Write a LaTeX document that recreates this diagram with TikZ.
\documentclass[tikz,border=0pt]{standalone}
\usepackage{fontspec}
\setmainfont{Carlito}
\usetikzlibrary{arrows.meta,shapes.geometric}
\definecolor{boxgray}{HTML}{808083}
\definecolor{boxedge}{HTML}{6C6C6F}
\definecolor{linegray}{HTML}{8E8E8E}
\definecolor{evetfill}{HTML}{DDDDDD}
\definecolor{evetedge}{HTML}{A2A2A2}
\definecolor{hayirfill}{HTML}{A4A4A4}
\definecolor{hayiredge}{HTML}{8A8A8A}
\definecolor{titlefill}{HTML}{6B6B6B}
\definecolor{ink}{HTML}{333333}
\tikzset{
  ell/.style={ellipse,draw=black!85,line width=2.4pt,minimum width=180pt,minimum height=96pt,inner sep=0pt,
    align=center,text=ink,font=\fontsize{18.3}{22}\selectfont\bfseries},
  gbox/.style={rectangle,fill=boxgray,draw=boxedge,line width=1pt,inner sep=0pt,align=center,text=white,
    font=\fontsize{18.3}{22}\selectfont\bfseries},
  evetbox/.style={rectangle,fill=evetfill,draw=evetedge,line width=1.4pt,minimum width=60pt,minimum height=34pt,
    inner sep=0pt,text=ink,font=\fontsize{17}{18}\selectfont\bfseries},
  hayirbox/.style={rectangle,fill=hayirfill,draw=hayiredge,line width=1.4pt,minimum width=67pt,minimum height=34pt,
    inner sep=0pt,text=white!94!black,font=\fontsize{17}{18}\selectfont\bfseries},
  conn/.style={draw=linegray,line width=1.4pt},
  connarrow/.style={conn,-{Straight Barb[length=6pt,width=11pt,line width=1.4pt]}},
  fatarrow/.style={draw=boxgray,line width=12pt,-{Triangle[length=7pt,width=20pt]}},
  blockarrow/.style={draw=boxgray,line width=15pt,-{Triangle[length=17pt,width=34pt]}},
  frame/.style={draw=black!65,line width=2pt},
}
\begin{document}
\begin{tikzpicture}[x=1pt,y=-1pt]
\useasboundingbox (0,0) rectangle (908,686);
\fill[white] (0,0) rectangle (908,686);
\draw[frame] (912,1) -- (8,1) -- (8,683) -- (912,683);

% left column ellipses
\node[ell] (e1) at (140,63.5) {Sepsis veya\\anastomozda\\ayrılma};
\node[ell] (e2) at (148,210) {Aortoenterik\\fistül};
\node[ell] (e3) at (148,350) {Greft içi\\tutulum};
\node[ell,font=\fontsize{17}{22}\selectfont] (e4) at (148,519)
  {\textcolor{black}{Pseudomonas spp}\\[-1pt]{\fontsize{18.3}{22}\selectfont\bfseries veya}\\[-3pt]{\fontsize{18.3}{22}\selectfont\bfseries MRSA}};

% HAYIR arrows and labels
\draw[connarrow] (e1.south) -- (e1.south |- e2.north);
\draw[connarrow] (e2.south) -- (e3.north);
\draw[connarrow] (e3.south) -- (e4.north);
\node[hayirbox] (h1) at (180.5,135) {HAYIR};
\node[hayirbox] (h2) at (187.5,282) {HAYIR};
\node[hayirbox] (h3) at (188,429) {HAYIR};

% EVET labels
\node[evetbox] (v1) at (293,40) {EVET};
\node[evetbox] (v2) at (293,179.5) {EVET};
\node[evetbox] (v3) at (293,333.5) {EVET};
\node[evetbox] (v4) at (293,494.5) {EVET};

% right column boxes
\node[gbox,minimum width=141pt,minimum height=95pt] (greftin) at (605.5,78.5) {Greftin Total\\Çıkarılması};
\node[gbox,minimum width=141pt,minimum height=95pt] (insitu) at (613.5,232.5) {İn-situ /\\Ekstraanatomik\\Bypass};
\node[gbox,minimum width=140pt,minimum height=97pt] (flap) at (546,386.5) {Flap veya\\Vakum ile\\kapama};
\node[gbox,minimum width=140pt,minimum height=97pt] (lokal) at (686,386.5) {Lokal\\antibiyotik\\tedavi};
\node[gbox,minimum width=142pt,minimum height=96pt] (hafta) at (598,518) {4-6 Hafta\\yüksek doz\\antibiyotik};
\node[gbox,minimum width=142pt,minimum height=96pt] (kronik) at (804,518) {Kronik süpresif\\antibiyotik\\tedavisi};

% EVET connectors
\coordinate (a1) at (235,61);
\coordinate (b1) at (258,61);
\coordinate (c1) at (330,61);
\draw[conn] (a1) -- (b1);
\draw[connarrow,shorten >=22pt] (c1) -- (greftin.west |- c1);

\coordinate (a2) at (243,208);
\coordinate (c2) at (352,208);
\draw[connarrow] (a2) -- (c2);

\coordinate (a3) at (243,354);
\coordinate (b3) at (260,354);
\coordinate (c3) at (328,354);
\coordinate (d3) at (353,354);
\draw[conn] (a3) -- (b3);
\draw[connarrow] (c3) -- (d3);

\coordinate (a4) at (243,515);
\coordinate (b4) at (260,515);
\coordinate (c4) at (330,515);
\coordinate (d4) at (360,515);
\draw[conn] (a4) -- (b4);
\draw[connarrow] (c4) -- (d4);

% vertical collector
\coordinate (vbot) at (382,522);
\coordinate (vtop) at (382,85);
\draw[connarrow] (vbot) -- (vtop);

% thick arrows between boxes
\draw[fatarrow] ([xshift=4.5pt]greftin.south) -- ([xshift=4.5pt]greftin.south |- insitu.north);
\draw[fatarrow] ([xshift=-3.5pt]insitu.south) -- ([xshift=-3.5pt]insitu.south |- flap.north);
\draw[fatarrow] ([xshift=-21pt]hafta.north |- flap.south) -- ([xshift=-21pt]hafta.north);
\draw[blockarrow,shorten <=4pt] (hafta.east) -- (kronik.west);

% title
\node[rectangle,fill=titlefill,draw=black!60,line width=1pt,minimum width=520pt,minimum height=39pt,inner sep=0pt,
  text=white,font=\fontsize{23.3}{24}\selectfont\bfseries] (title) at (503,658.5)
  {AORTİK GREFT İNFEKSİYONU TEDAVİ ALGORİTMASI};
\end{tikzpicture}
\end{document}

■ What to do ■
Return all the data above once more, precisely as given.

■ Solution for this exercise ■
Write a LaTeX document that recreates this diagram with TikZ.
\documentclass[tikz,border=0pt]{standalone}
\usepackage{fontspec}
\setmainfont{Carlito}
\usetikzlibrary{arrows.meta,shapes.geometric}
\definecolor{boxgray}{HTML}{808083}
\definecolor{boxedge}{HTML}{6C6C6F}
\definecolor{linegray}{HTML}{8E8E8E}
\definecolor{evetfill}{HTML}{DDDDDD}
\definecolor{evetedge}{HTML}{A2A2A2}
\definecolor{hayirfill}{HTML}{A4A4A4}
\definecolor{hayiredge}{HTML}{8A8A8A}
\definecolor{titlefill}{HTML}{6B6B6B}
\definecolor{ink}{HTML}{333333}
\tikzset{
  ell/.style={ellipse,draw=black!85,line width=2.4pt,minimum width=180pt,minimum height=96pt,inner sep=0pt,
    align=center,text=ink,font=\fontsize{18.3}{22}\selectfont\bfseries},
  gbox/.style={rectangle,fill=boxgray,draw=boxedge,line width=1pt,inner sep=0pt,align=center,text=white,
    font=\fontsize{18.3}{22}\selectfont\bfseries},
  evetbox/.style={rectangle,fill=evetfill,draw=evetedge,line width=1.4pt,minimum width=60pt,minimum height=34pt,
    inner sep=0pt,text=ink,font=\fontsize{17}{18}\selectfont\bfseries},
  hayirbox/.style={rectangle,fill=hayirfill,draw=hayiredge,line width=1.4pt,minimum width=67pt,minimum height=34pt,
    inner sep=0pt,text=white!94!black,font=\fontsize{17}{18}\selectfont\bfseries},
  conn/.style={draw=linegray,line width=1.4pt},
  connarrow/.style={conn,-{Straight Barb[length=6pt,width=11pt,line width=1.4pt]}},
  fatarrow/.style={draw=boxgray,line width=12pt,-{Triangle[length=7pt,width=20pt]}},
  blockarrow/.style={draw=boxgray,line width=15pt,-{Triangle[length=17pt,width=34pt]}},
  frame/.style={draw=black!65,line width=2pt},
}
\begin{document}
\begin{tikzpicture}[x=1pt,y=-1pt]
\useasboundingbox (0,0) rectangle (908,686);
\fill[white] (0,0) rectangle (908,686);
\draw[frame] (912,1) -- (8,1) -- (8,683) -- (912,683);

% left column ellipses
\node[ell] (e1) at (140,63.5) {Sepsis veya\\anastomozda\\ayrılma};
\node[ell] (e2) at (148,210) {Aortoenterik\\fistül};
\node[ell] (e3) at (148,350) {Greft içi\\tutulum};
\node[ell,font=\fontsize{17}{22}\selectfont] (e4) at (148,519)
  {\textcolor{black}{Pseudomonas spp}\\[-1pt]{\fontsize{18.3}{22}\selectfont\bfseries veya}\\[-3pt]{\fontsize{18.3}{22}\selectfont\bfseries MRSA}};

% HAYIR arrows and labels
\draw[connarrow] (e1.south) -- (e1.south |- e2.north);
\draw[connarrow] (e2.south) -- (e3.north);
\draw[connarrow] (e3.south) -- (e4.north);
\node[hayirbox] (h1) at (180.5,135) {HAYIR};
\node[hayirbox] (h2) at (187.5,282) {HAYIR};
\node[hayirbox] (h3) at (188,429) {HAYIR};

% EVET labels
\node[evetbox] (v1) at (293,40) {EVET};
\node[evetbox] (v2) at (293,179.5) {EVET};
\node[evetbox] (v3) at (293,333.5) {EVET};
\node[evetbox] (v4) at (293,494.5) {EVET};

% right column boxes
\node[gbox,minimum width=141pt,minimum height=95pt] (greftin) at (605.5,78.5) {Greftin Total\\Çıkarılması};
\node[gbox,minimum width=141pt,minimum height=95pt] (insitu) at (613.5,232.5) {İn-situ /\\Ekstraanatomik\\Bypass};
\node[gbox,minimum width=140pt,minimum height=97pt] (flap) at (546,386.5) {Flap veya\\Vakum ile\\kapama};
\node[gbox,minimum width=140pt,minimum height=97pt] (lokal) at (686,386.5) {Lokal\\antibiyotik\\tedavi};
\node[gbox,minimum width=142pt,minimum height=96pt] (hafta) at (598,518) {4-6 Hafta\\yüksek doz\\antibiyotik};
\node[gbox,minimum width=142pt,minimum height=96pt] (kronik) at (804,518) {Kronik süpresif\\antibiyotik\\tedavisi};

% EVET connectors
\coordinate (a1) at (235,61);
\coordinate (b1) at (258,61);
\coordinate (c1) at (330,61);
\draw[conn] (a1) -- (b1);
\draw[connarrow,shorten >=22pt] (c1) -- (greftin.west |- c1);

\coordinate (a2) at (243,208);
\coordinate (c2) at (352,208);
\draw[connarrow] (a2) -- (c2);

\coordinate (a3) at (243,354);
\coordinate (b3) at (260,354);
\coordinate (c3) at (328,354);
\coordinate (d3) at (353,354);
\draw[conn] (a3) -- (b3);
\draw[connarrow] (c3) -- (d3);

\coordinate (a4) at (243,515);
\coordinate (b4) at (260,515);
\coordinate (c4) at (330,515);
\coordinate (d4) at (360,515);
\draw[conn] (a4) -- (b4);
\draw[connarrow] (c4) -- (d4);

% vertical collector
\coordinate (vbot) at (382,522);
\coordinate (vtop) at (382,85);
\draw[connarrow] (vbot) -- (vtop);

% thick arrows between boxes
\draw[fatarrow] ([xshift=4.5pt]greftin.south) -- ([xshift=4.5pt]greftin.south |- insitu.north);
\draw[fatarrow] ([xshift=-3.5pt]insitu.south) -- ([xshift=-3.5pt]insitu.south |- flap.north);
\draw[fatarrow] ([xshift=-21pt]hafta.north |- flap.south) -- ([xshift=-21pt]hafta.north);
\draw[blockarrow,shorten <=4pt] (hafta.east) -- (kronik.west);

% title
\node[rectangle,fill=titlefill,draw=black!60,line width=1pt,minimum width=520pt,minimum height=39pt,inner sep=0pt,
  text=white,font=\fontsize{23.3}{24}\selectfont\bfseries] (title) at (503,658.5)
  {AORTİK GREFT İNFEKSİYONU TEDAVİ ALGORİTMASI};
\end{tikzpicture}
\end{document}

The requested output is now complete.